Innovation like this could assist in many industry’s aims to accommodate more services under the internet of things umbrella. “Everybody’s talking about it, but so far the internet of things has been restricted by capacity,” says Barry O’Connor, commercialisation development manager for the Adapt Centre for Digital Research. “The next version of every car, bus or house we build will need to have data-gathering capabilities but that will only happen if we increase and improve transmission capability, making more information travel faster.”

More is more

This is a challenge. However theoretically faster information may travel based on this most recent innovation, it is peanuts when seen in the context of growing demand. Between the insatiable human appetite for information, coupled with machine-to-machine traffic, conservative estimates put annual web traffic growth rates at 40 per cent.

This growth is happening against the backdrop of several major US internet service providers (ISPs) – including AT&T, Time Warner and Verizon – being accused of "slowing data from popular websites to thousands of US businesses and residential customers in dozens of cities across the country". A study conducted by internet activists BattlefortheNet suggests ISPs are not giving content to users at the speeds they're being charged for.

A big mess

“The whole thing is a big mess,” says Prof

Andrew B Whinston

, director of the Centre for Research in Electronic Commerce at the University of Texas, in Austin.

“Demand is not necessarily exceeding supply. It’s about managing ongoing capacity. The internet is subject to many surges in demand.

“Whenever there’s a crisis in the world, everybody logs on and we experience capacity faults. Improved fibre-optic channels won’t change that.”
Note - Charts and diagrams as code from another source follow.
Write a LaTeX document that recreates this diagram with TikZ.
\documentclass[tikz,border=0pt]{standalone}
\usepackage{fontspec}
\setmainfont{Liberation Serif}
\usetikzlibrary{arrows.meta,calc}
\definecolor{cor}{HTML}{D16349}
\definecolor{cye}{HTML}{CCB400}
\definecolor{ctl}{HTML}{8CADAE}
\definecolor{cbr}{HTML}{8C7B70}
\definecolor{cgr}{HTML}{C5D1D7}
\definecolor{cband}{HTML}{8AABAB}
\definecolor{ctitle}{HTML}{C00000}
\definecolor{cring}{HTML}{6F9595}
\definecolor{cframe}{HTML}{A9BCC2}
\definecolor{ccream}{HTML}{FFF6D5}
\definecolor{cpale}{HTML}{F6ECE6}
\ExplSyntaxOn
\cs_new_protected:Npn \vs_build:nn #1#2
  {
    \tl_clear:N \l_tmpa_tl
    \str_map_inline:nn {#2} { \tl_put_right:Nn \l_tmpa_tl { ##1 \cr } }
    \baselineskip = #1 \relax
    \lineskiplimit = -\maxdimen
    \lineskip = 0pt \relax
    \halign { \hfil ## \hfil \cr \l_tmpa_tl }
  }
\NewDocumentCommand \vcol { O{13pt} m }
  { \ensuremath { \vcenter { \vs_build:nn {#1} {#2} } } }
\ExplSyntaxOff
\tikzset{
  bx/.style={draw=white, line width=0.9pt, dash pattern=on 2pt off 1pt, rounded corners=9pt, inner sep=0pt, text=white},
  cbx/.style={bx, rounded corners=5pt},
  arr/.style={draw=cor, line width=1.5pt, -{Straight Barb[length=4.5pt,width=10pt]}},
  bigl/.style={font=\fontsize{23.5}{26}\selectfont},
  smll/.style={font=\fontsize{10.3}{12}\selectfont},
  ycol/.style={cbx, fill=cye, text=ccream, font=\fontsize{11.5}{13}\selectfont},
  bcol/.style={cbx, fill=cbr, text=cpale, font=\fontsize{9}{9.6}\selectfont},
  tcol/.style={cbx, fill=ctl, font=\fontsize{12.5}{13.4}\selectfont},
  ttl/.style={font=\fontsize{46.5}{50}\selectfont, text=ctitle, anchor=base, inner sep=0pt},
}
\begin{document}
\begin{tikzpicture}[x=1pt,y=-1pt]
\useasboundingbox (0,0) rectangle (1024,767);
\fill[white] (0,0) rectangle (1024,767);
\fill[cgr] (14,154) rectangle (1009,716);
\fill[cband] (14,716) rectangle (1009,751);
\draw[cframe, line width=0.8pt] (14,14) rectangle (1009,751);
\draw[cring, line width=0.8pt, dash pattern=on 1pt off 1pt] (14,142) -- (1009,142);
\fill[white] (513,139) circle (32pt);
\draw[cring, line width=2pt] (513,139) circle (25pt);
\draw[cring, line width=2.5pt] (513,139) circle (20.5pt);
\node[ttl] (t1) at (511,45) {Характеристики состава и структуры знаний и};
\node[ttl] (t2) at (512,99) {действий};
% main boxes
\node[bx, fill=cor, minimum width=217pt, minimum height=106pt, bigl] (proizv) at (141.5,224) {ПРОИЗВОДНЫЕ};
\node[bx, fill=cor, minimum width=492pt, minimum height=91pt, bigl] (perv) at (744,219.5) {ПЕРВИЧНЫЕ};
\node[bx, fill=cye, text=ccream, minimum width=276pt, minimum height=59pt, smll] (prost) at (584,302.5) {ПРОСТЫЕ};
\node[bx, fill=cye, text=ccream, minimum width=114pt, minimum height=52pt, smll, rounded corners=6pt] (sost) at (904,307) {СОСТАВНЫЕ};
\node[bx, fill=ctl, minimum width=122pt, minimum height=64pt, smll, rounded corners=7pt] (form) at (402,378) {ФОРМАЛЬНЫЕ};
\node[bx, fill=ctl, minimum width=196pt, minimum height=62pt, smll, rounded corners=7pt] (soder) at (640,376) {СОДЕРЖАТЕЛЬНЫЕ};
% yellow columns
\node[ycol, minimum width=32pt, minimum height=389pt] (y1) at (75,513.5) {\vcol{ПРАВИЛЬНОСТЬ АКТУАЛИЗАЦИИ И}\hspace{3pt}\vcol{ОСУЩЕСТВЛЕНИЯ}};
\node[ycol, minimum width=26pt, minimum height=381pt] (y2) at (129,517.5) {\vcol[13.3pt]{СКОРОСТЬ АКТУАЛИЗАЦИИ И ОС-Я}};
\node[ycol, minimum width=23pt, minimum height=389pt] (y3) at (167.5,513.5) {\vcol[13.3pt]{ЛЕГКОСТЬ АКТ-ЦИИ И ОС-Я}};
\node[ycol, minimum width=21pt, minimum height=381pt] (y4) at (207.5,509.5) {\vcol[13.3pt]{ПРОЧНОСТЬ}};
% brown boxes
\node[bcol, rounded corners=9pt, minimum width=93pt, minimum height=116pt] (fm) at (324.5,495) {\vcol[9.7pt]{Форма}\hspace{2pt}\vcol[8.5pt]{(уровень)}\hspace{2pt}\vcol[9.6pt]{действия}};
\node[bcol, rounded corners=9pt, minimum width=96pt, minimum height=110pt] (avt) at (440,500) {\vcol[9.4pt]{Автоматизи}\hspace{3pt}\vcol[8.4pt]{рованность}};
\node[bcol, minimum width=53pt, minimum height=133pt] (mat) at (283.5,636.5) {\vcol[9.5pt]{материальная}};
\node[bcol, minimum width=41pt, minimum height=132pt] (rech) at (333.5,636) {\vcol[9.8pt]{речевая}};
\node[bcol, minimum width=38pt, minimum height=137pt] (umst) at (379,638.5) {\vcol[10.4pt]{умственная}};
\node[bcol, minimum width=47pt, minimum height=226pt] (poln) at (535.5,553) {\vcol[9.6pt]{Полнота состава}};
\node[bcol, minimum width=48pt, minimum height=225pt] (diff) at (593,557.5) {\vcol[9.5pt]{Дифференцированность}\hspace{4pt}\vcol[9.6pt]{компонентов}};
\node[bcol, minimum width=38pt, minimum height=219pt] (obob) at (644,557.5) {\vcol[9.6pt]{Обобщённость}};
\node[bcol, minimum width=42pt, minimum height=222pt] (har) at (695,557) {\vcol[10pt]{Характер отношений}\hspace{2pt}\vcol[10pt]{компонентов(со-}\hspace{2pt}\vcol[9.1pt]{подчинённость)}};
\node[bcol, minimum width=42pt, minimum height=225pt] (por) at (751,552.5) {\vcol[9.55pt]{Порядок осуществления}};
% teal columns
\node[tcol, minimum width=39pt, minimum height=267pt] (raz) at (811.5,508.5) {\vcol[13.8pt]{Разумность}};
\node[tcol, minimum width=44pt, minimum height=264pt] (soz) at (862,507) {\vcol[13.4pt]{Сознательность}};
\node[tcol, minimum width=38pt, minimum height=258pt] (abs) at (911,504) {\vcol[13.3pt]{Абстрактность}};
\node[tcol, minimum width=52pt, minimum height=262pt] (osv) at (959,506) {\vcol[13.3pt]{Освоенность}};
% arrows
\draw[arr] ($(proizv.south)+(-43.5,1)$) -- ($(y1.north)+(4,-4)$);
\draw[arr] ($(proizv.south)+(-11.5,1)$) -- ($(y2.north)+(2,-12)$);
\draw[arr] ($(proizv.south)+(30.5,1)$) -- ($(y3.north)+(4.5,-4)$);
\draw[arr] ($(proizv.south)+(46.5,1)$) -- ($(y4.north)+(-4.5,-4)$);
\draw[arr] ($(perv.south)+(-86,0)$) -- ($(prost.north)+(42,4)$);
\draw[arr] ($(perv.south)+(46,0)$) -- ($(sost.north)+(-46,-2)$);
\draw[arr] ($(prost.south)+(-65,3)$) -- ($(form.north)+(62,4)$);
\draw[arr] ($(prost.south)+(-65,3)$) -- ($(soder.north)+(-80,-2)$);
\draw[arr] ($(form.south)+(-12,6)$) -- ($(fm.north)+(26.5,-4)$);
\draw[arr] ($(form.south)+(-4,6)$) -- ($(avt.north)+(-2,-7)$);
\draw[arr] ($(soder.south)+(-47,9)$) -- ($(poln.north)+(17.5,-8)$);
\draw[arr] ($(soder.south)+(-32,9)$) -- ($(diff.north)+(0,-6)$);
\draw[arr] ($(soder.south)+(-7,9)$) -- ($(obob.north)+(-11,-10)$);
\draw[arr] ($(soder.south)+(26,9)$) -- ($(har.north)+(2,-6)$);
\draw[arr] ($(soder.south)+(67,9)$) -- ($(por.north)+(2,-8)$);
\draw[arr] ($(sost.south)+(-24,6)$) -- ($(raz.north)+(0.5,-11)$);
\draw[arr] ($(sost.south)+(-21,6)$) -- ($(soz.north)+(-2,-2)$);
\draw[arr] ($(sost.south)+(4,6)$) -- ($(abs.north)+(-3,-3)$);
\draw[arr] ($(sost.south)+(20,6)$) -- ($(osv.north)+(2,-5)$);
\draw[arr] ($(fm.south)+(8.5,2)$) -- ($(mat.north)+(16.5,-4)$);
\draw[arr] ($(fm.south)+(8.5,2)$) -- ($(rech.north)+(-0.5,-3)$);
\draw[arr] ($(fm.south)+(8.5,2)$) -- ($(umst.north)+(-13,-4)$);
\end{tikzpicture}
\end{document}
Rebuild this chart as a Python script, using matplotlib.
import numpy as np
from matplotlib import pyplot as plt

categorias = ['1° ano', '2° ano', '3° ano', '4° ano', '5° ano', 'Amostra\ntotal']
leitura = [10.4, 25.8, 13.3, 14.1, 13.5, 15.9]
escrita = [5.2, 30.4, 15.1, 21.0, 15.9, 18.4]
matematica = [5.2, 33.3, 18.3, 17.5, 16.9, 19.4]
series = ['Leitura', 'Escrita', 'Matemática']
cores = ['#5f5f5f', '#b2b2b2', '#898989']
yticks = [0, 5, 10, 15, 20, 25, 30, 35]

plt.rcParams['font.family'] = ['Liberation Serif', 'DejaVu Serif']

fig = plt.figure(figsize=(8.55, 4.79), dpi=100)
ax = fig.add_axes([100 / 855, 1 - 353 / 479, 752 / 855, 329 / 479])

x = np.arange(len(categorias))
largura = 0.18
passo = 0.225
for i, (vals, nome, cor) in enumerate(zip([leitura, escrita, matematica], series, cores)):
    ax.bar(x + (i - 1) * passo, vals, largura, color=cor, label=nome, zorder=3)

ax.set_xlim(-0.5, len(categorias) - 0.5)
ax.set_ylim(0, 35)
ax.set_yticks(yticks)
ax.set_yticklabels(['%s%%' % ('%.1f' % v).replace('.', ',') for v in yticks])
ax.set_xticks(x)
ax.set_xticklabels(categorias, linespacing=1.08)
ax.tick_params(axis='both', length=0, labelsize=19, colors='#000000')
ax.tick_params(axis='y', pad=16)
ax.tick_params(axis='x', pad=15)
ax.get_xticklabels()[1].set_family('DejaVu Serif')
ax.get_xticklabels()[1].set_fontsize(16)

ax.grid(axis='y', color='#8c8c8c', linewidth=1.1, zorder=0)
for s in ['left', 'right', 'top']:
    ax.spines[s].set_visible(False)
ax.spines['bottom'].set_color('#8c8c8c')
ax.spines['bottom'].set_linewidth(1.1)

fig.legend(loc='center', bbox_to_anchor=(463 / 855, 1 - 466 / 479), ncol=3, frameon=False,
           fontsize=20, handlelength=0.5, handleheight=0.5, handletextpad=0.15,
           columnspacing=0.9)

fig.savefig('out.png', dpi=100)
According to an article by electrical engineer Peter J Winzer from Bell Labs in New Jersey, the kind of disruption to existing channels required to feed the current digital appetite is still some time away. Major operators are not going to cough up for any new hardware upgrades any time soon, unless they can reap enormous advantage, the kind which motivated the decision to replace coaxial cables back in the 1980s. Back then, fibre cables were able to support 100 times more traffic than coaxial cables, "with the potential to scale capacity by another five orders of magnitude", says Winzer.

“In today’s terms, to yield a similar disruption, a new waveguide would have to support speeds of several petabits (thousands of terabits) per second without amplification over a 1,000km span, with the ability to scale to support several hundred exabits (thousands of petabits) per second. For now, at least, such waveguides clearly belong to the realm of fiction.”